Disagreement and Deliberation: Evidence from Three Deliberative Mini-Publics

Grönlund, Kimmo; Herne, Kaisa; Strandberg, Kim & Söderlund, Peter (2021): Disagreement and Deliberation: Evidence from Three Deliberative Mini-Publics. Political Behavior.

This article is based on three experiments in citizen deliberation. We ask whether disagreement at group level as well as at individual level influence participants’ experiences of deliberation. In all three experiments, participants discussed in small groups and answered surveys before and after deliberations. The experiments were population-based with random selection.
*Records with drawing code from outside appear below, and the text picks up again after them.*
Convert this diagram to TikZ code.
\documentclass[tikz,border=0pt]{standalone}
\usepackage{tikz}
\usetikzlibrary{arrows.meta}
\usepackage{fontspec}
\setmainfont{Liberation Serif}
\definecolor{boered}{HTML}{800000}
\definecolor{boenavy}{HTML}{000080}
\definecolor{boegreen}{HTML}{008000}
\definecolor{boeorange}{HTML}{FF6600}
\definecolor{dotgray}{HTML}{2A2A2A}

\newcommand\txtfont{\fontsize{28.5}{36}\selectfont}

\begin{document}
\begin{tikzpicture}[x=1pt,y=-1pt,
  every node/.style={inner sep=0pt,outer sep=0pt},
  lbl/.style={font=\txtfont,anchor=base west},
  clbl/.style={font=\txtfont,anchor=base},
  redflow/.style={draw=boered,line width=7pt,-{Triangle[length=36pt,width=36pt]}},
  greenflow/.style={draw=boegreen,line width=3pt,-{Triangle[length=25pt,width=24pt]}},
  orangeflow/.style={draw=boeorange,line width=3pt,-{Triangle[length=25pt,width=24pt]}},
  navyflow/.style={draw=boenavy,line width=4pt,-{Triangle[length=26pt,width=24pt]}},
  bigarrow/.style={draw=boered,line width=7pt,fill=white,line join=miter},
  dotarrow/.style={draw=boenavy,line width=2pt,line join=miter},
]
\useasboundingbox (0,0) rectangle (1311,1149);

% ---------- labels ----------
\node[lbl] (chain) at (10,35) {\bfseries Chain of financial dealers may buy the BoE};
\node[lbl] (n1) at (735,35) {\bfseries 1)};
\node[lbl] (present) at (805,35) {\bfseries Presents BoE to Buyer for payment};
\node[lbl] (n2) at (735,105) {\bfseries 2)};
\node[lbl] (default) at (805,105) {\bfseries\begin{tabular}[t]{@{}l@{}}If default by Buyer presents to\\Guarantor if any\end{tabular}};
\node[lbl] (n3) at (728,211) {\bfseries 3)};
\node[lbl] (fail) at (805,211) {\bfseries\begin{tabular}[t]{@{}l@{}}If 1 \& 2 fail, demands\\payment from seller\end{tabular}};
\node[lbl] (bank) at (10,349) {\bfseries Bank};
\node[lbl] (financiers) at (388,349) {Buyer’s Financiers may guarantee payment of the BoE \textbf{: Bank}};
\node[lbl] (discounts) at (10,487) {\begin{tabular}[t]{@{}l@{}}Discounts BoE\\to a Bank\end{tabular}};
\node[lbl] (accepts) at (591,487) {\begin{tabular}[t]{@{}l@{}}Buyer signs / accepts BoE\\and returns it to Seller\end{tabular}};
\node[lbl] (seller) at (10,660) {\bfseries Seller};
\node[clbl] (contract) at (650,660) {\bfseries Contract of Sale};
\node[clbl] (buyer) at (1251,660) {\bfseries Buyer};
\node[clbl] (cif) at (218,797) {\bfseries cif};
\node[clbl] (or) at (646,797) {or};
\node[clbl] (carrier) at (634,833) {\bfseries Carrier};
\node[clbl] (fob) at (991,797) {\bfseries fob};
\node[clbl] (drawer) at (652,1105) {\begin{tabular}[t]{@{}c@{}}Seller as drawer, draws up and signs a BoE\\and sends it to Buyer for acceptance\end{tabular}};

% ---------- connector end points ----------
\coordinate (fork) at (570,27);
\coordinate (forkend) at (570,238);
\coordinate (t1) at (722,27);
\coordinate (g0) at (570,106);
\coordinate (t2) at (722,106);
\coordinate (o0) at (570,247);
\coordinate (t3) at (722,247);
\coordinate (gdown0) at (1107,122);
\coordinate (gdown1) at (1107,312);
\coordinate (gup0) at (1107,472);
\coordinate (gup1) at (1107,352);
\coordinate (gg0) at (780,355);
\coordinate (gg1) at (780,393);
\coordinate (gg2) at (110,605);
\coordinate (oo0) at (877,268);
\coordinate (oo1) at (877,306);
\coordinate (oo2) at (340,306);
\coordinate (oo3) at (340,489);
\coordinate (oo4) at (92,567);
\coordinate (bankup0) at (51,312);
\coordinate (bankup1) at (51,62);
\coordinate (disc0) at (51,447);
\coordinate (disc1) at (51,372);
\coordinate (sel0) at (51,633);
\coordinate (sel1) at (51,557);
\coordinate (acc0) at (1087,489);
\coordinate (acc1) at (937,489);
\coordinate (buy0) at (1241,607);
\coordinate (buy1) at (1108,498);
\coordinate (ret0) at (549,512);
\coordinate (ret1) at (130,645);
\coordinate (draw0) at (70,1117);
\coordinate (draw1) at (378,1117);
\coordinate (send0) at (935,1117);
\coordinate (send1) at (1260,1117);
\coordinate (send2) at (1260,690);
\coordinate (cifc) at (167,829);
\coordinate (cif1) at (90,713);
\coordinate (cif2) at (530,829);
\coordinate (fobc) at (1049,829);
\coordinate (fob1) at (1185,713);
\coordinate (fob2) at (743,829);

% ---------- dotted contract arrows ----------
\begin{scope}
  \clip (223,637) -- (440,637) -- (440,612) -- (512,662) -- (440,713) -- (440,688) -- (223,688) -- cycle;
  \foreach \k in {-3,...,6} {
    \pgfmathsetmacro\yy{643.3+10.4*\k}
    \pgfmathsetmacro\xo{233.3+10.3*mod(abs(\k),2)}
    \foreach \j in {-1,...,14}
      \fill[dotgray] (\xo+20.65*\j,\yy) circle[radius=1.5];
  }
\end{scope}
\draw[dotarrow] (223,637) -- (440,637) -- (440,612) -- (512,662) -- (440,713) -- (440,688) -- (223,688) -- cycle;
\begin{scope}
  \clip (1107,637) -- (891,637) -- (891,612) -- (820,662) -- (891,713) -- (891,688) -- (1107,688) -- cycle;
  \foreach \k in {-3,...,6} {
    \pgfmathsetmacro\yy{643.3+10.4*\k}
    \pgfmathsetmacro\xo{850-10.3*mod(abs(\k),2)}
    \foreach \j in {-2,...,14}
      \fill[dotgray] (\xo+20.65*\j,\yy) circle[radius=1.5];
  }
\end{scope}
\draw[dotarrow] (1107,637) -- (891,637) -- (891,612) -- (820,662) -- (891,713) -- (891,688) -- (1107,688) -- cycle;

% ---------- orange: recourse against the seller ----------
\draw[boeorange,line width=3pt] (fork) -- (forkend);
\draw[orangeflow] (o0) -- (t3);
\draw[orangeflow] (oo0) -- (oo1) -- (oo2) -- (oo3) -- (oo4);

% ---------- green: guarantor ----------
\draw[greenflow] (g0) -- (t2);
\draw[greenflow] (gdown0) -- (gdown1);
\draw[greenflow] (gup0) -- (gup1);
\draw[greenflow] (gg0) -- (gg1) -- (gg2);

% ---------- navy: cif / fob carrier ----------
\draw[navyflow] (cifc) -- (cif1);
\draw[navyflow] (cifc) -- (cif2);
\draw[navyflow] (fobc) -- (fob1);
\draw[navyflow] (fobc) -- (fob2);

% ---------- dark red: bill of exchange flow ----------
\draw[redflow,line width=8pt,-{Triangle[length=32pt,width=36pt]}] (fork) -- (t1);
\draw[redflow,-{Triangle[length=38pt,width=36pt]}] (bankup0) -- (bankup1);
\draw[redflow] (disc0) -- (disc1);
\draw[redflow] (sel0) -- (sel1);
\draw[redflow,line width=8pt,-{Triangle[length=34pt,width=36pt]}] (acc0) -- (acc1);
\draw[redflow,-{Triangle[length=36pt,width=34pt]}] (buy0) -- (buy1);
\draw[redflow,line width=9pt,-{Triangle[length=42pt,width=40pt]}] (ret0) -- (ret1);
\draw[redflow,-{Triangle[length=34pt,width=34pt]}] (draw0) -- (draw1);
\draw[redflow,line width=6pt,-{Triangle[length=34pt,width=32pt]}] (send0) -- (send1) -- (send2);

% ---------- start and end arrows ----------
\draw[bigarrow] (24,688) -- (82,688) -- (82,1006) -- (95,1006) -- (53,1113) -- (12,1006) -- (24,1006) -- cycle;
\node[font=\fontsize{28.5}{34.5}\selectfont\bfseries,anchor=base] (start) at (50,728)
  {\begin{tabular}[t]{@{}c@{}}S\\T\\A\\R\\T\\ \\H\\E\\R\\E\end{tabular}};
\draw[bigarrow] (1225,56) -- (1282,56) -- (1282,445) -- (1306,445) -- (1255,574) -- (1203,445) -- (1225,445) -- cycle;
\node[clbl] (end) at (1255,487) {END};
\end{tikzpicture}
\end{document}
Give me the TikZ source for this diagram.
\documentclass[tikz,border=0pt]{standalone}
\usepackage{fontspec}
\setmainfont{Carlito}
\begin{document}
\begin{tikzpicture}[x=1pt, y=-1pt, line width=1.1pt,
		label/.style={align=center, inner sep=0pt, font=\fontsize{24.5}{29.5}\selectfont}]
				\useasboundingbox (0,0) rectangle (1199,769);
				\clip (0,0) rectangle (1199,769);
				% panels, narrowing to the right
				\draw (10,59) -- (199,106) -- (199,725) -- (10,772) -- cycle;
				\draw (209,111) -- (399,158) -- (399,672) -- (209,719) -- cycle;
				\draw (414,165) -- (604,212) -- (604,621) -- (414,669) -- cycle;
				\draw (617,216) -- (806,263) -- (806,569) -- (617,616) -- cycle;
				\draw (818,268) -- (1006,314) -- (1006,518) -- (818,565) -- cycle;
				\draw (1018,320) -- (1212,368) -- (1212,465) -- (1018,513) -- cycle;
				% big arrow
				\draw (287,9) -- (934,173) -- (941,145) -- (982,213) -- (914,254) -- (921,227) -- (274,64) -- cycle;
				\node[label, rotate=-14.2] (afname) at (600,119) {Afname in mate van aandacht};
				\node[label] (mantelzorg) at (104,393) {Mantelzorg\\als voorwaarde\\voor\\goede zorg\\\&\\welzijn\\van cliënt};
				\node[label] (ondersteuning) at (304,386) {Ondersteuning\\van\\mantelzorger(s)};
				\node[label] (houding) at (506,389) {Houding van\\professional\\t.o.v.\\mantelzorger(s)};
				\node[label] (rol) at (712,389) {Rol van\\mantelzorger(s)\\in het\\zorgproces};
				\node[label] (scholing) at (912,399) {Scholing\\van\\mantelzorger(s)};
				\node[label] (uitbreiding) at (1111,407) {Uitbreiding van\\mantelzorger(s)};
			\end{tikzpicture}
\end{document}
The topic of the first deliberation was nuclear power, the second dealt with immigration, and the third concerned policies for a language spoken by a national minority.

The degree of group level disagreement was subject to experimental manipulation. In the first experiment, all the participants discussed in groups with mixed opinions. In the second experiment, participants were first categorized according to their baseline views, and then randomly allocated into either mixed or like-minded groups. In the third experiment, everyone discussed in like-minded groups. A trained facilitator moderated all small group discussions in the first two experiments. In the language experiment, the participants were randomly assigned into two treatments: groups with both moderation and deliberative norms, and ‘placebo’ groups. Our dependent variables consist of participants’ self-reported experiences of being heard in the discussion, and their feelings of mutual respect.

The results show that all participants—regardless of group level disagreement—tend to be satisfied with deliberation. The only exception is the first experiment, where disagreement decreased process satisfaction slightly. At the individual level, participants’ deviation from the group mean had almost no effect.